Nestle shares fell yesterday after the surprise departure of chief executive Mark Schneider, which followed slowing sales growth and bad headlines at the Swiss food group.
The company announced after markets closed on Thursday that Schneider would step down on September 1 after almost eight years in charge and be replaced by Nestle’s Latin America chief, Laurent Freixe.
Nestle shares fell more than three percent in early deals on the Swiss stock exchange but pared down those losses later in the morning for a 1.5 per cent drop.
Schneider was ousted in a sudden decision by the world’s biggest foodmaker as a result of the group’s underperformance, three sources familiar with the matter said yesterday.
Bernstein analyst Bruno Monteyne said Schneider had made it clear recently he expected to be around for the long haul.
The suddenness of the move “is another sign that this is not a planned transition.
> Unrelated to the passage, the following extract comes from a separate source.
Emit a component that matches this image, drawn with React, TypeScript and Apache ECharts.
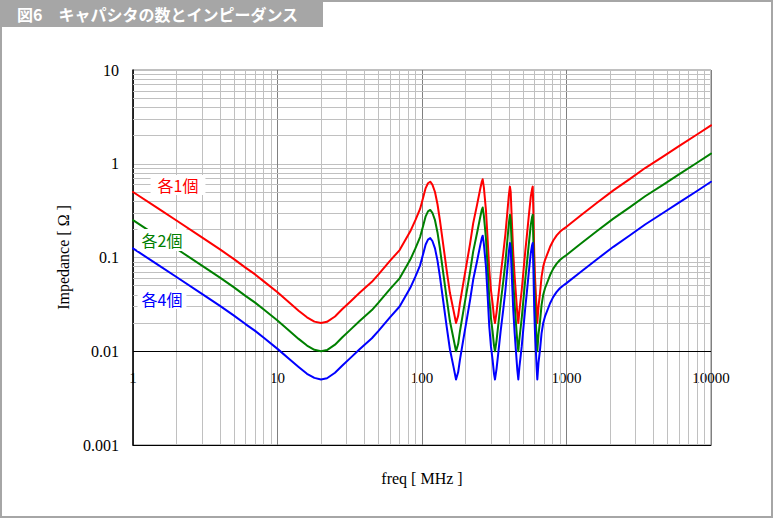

It is clearly not his choice either, or he probably would have managed a smoother transition,” he said.
Nestle shares hit a record high in January 2022 as the group enjoyed a pandemic-driven boom, but they have been on a downward slide since May 2023 after a series of mishaps, earnings misses and guidance downgrades.
The decision to axe Schneider was reached after Nestle’s board became increasingly concerned about weak sales growth – with sales volumes increasing by just 0.1pc in the first half of 2024, one of the sources said.
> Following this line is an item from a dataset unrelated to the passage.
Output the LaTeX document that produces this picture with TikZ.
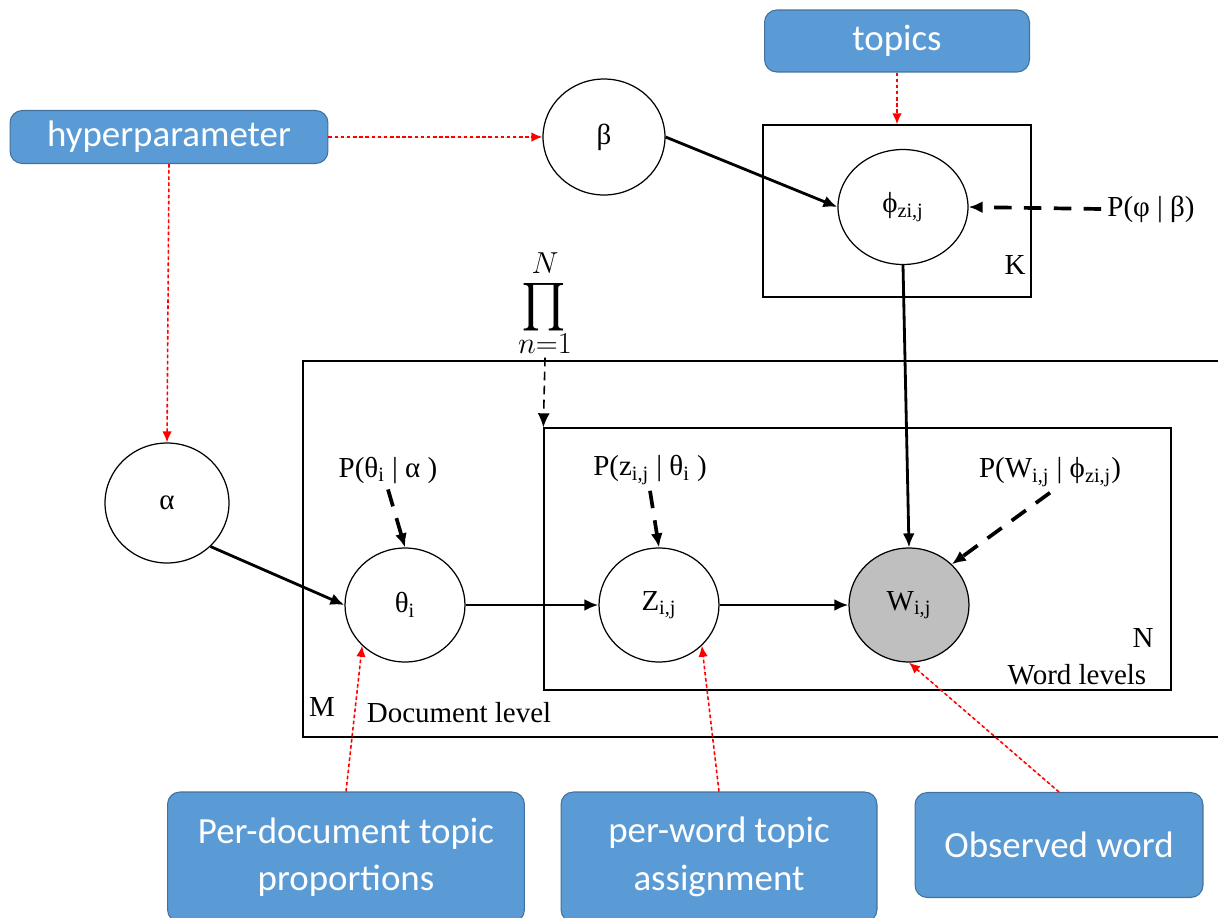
\documentclass[tikz,border=0pt]{standalone}
\usepackage{fontspec}
\setmainfont{Liberation Serif}
\newfontfamily\calloutfont{Carlito}
\usepackage{xcolor}
\definecolor{calloutBlue}{HTML}{5B9BD5}
\definecolor{calloutEdge}{HTML}{41719C}
\definecolor{observedGray}{HTML}{BFBFBF}
\definecolor{noteRed}{HTML}{FF0000}
\usepackage{tikz}
\usetikzlibrary{positioning,arrows.meta,shapes.geometric}

\begin{document}
\begin{tikzpicture}[x=0.02cm, y=-0.02cm,
    every node/.style={font=\fontsize{16.5}{19}\selectfont},
    callout/.style={draw=calloutEdge, fill=calloutBlue, rounded corners=7pt,
                    text=white, align=center, line width=0.6pt, inner sep=0pt,
                    font=\calloutfont\fontsize{21}{27}\selectfont},
    var/.style={ellipse, draw, line width=0.7pt, inner sep=0pt,
                minimum width=2.4cm, minimum height=2.28cm},
    obs/.style={var, fill=observedGray},
    plate/.style={draw, line width=0.8pt, inner sep=0pt},
    arr/.style={-{Latex[length=2.8mm, width=2.4mm]}, line width=1.6pt},
    cond/.style={arr, dash pattern=on 10pt off 7pt, line width=2.1pt},
    note/.style={-{Latex[length=2.2mm, width=1.9mm]}, draw=noteRed, fill=noteRed,
                 line width=0.9pt, dash pattern=on 2pt off 1.5pt}]
  \useasboundingbox (0,0) rectangle (1218,917);
  % plates
  \node[plate, minimum width=18.74cm, minimum height=7.52cm] (mbox) at (771.5,549) {};
  \node[plate, minimum width=12.54cm, minimum height=5.24cm] (nbox) at (857.5,559) {};
  \node[plate, minimum width=5.36cm, minimum height=3.44cm] (kbox) at (897,211) {};
  \node (mlab) at (322,707) {M};
  \node (doclev) at (459,713) {Document level};
  \node (nlab) at (1143,638) {N};
  \node (wordlev) at (1077,675) {Word levels};
  \node (klab) at (1015,265) {K};
  % variables
  \node[var, minimum width=2.44cm, minimum height=2.32cm] (beta) at (604,137) {β};
  \node[var, minimum width=2.6cm, minimum height=2.3cm] (phi) at (903,207) {ϕ\textsubscript{zi,j}};
  \node[var, minimum width=2.48cm, minimum height=2.4cm] (alpha) at (167,503) {α};
  \node[var] (theta) at (405,605) {θ\textsubscript{i}};
  \node[var] (z) at (659,605) {Z\textsubscript{i,j}};
  \node[obs] (w) at (909,605) {W\textsubscript{i,j}};
  % conditionals
  \node (pphi) at (1151,209) {P(φ | β)};
  \node (ptheta) at (388,470) {P(θ\textsubscript{i} | α )};
  \node (pz) at (650,470) {P(z\textsubscript{i,j} | θ\textsubscript{i} )};
  \node (pw) at (1050,472) {P(W\textsubscript{i,j} | ϕ\textsubscript{zi,j})};
  \node[inner sep=1pt] (prod) at (545,303)
    {$\mathop{\scalebox{2.7}{$\prod$}}\limits_{\scalebox{1.0}{$n{=}1$}}
      ^{\scalebox{1.0}{$N$}\rule[-5pt]{0pt}{0pt}}$};
  % callouts
  \node[callout, minimum width=5.3cm, minimum height=1.24cm] (topics) at (897,41) {topics};
  \node[callout, minimum width=6.36cm, minimum height=1.06cm] (hyper) at (169,137) {hyperparameter};
  \node[callout, minimum width=7.14cm, minimum height=2.6cm] (perdoc) at (346,857)
    {Per-document topic\\proportions};
  \node[callout, minimum width=6.32cm, minimum height=2.6cm] (perword) at (719,857)
    {per-word topic\\assignment};
  \node[callout, minimum width=5.76cm, minimum height=2.1cm] (observed) at (1059,845)
    {Observed word};
  % model edges
  \draw[arr] (beta.east) -- (phi.west);
  \draw[arr] (phi.south) -- (w.north);
  \draw[arr] (alpha.-45) -- (theta.west);
  \draw[arr] (theta.east) -- (z.west);
  \draw[arr] (z.east) -- (w.west);
  \draw[cond] (pphi.west) -- (phi.east);
  \draw[cond] (ptheta.south) -- (theta.north);
  \draw[cond] (pz.south) -- (z.north);
  \draw[cond] (pw.south) -- (w.north east);
  \draw[arr, dash pattern=on 5pt off 3pt, line width=0.9pt] (prod.south) -- (nbox.north west);
  % annotations
  \draw[note] (hyper.east) -- (beta.west);
  \draw[note] (hyper.south) -- (alpha.north);
  \draw[note] (topics.south) -- (kbox.north);
  \draw[note] (perdoc.north) -- (theta.south west);
  \draw[note] (perword.north) -- (z.south east);
  \draw[note] (observed.north) -- (w.south);
\end{tikzpicture}
\end{document}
There were also worries about slowing product development, with new and revamped products taking longer to be devised and rolled out, with the accompanying marketing campaigns.
“The virtuous circle of introducing products, which generated cash for new products, was slowing down. That was a real concern,” the source said.
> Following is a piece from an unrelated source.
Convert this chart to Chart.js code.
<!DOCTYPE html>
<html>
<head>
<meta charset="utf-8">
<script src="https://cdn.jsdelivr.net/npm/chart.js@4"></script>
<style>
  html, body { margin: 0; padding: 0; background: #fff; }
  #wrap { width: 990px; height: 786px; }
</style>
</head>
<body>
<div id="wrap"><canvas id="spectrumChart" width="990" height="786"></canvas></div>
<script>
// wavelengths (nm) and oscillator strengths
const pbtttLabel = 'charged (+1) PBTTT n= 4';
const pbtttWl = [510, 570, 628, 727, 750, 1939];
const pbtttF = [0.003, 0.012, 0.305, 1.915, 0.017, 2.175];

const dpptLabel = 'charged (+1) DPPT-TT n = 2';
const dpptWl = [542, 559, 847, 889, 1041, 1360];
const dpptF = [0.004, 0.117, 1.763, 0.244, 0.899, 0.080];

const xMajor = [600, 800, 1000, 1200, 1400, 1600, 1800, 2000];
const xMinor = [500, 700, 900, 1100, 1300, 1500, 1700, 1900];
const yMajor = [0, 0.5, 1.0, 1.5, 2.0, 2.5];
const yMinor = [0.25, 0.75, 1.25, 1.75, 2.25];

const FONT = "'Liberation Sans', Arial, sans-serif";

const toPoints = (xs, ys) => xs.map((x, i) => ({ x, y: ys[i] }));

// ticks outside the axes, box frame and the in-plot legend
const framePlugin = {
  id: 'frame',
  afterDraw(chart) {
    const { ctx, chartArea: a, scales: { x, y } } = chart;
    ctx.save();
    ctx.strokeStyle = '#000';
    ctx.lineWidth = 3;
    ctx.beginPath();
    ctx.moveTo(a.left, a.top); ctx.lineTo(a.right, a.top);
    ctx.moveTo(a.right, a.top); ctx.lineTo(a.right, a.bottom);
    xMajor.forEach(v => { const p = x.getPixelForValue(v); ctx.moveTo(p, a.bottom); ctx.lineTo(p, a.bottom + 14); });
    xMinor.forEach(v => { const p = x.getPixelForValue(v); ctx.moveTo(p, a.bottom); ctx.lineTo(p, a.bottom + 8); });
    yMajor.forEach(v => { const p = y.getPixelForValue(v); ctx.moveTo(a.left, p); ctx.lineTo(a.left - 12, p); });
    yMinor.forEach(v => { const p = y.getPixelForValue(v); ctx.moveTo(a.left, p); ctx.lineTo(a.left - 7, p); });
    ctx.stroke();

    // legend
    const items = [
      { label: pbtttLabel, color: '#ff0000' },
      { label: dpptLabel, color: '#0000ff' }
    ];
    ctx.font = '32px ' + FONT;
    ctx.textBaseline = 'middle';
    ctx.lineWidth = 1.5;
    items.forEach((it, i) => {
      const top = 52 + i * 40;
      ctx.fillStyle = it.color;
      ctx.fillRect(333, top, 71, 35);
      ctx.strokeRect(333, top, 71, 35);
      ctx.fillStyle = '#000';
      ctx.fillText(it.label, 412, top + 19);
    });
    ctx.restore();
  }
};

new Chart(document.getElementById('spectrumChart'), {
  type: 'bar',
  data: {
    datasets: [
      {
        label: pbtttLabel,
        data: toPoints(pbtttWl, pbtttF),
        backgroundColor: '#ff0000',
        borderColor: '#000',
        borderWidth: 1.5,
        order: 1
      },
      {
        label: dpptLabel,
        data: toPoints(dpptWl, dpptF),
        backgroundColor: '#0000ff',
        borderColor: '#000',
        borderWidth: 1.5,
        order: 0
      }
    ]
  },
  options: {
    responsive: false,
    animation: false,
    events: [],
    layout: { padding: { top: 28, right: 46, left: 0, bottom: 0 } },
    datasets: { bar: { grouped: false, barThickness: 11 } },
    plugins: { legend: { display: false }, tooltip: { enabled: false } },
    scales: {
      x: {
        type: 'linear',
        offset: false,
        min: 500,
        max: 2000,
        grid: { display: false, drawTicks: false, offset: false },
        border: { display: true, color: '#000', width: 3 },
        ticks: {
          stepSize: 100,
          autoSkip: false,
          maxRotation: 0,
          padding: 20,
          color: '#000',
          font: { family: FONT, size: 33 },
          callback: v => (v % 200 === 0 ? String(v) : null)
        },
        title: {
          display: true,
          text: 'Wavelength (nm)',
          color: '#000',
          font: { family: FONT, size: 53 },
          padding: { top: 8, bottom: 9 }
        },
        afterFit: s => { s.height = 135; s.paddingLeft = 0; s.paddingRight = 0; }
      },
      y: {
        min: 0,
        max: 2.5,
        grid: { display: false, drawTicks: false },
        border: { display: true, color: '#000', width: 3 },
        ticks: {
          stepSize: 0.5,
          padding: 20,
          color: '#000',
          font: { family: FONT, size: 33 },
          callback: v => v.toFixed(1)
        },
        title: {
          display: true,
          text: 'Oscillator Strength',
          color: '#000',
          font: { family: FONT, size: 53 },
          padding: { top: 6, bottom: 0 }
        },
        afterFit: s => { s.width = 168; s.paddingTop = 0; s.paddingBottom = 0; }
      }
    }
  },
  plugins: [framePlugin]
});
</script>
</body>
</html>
Nestle’s price-to-earnings ratio, used to gauge the relative value of a company’s stock, is 17.7, down from more than 25 in June 2022. That is higher than the consumer goods industry average of 10, but below rival Unilever’s 18.5.
Analysts said uncertainty about whether Nestle could reach its 2024 and 2025 targets and concerns the new CEO may reduce profit guidance as he focuses more on sales growth than margins, were among the factors weighing on the stock.
“We’ve been of the view that the current CEO has been rather seduced into doing too many deals, often chasing growth through expensive acquisitions,” said Freddie Lait, managing partner at Latitude Investment Management.
Freixe, a 62-year-old Frenchman, who has worked for Nestle for almost 40 years, is seen as a food industry insider, with a broad network of executives and experts from within and outside the Swiss group. He immediately pledged to focus Nestle on organic growth rather than acquisitions.
He is expected to increase Nestle’s focus on sales and marketing after the company trailed rivals like Danone and Unilever.
So far in 2024, Nestle’s shares have lost 10.3pc of their value, trailing Danone’s 3.9pc gain and lagging Unilever’s 29pc increase.
Industry analysts have said Nestle has been too reliant on price increases, which have hit sales volumes as cash-strapped customers turned to cheaper brands.
Freixe will have his work cut out to rebuild market share and increase sales volumes in a tough market for consumer goods companies.
Still, he is used to being challenged, having led Nestle’s European business after the global financial crisis before heading the business in the Americas.
Most recently he has been head of Latin America, which has seen strong growth in recent years, with organic sales for that region growing 2.7pc in the first six months of this year, ahead of the 2.1pc increase for the company as a whole.
His priority as a sales and marketing expert should be to go back to the company’s roots, Jean-Philippe Bertschy, an analyst at Bank Vontobel, said, referring to the need to focus on markets, brands and on understanding its customers’ needs and behaviours.
“If you look at successful food companies lately, like Lindt and Danone among others, they all have marketing and sales people as CEO,” he said.